Photographer Jim Herrington photographed Glenn Exum in 1999. Exum, who pioneered the Exum Route on the Grand Teton, is one of several climbers who lived and climbed in Wyoming featured in Herrington’s book of portraits. (Jim Herrington)

By the late 1990s only a few of the climbing pioneers who defined an era of exploration and first ascents in the Sierra Nevadas in the 1920s and ’30s remained alive.

Jim Herrington, a Los Angeles-based photographer and climber, wanted to meet them, while he still could. They were his heroes, the people who inspired him to first touch a climbing rope in 1976 and to later move West where he could explore the mountain range that had captivated him since childhood.

Herrington met Glen Dawson, who made the 1931 first ascent of the east face of Mt.
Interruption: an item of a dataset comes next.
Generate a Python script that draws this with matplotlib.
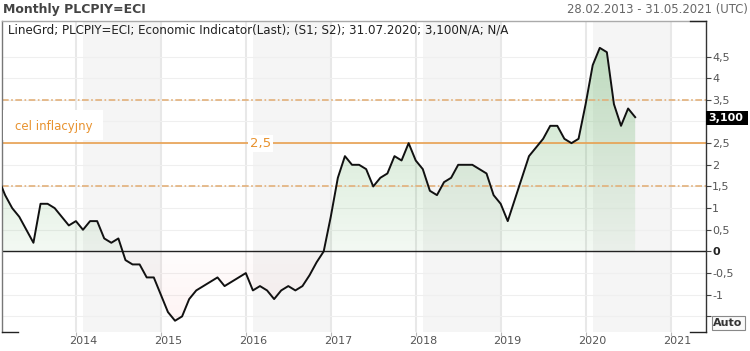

Whitney, and took his picture in 1998. That same year, Herrington met and photographed Doug Robinson and Jules Eichorn, California climbing legends from the same era.

Jim Herrington, a climber and photographer, spent years photographing climbers who made significant ascents from the 1920s through the 1970s. He’ll talk about his book at the International Climber’s Festival in Lander and at the library in Jackson. (Sara Zmudzinski)

Herrington didn’t have a plan for the images. He just wanted to document the men as they were when he met them. He thought the material might one day become a magazine article. Instead it turned into an almost-two-decade-long project and his book “The Climbers,” which was published in October 2017.

The volume features 60 black-and-white portraits of climbers, including several with strong ties to Wyoming, like Glenn Exum and Kim Schmitz.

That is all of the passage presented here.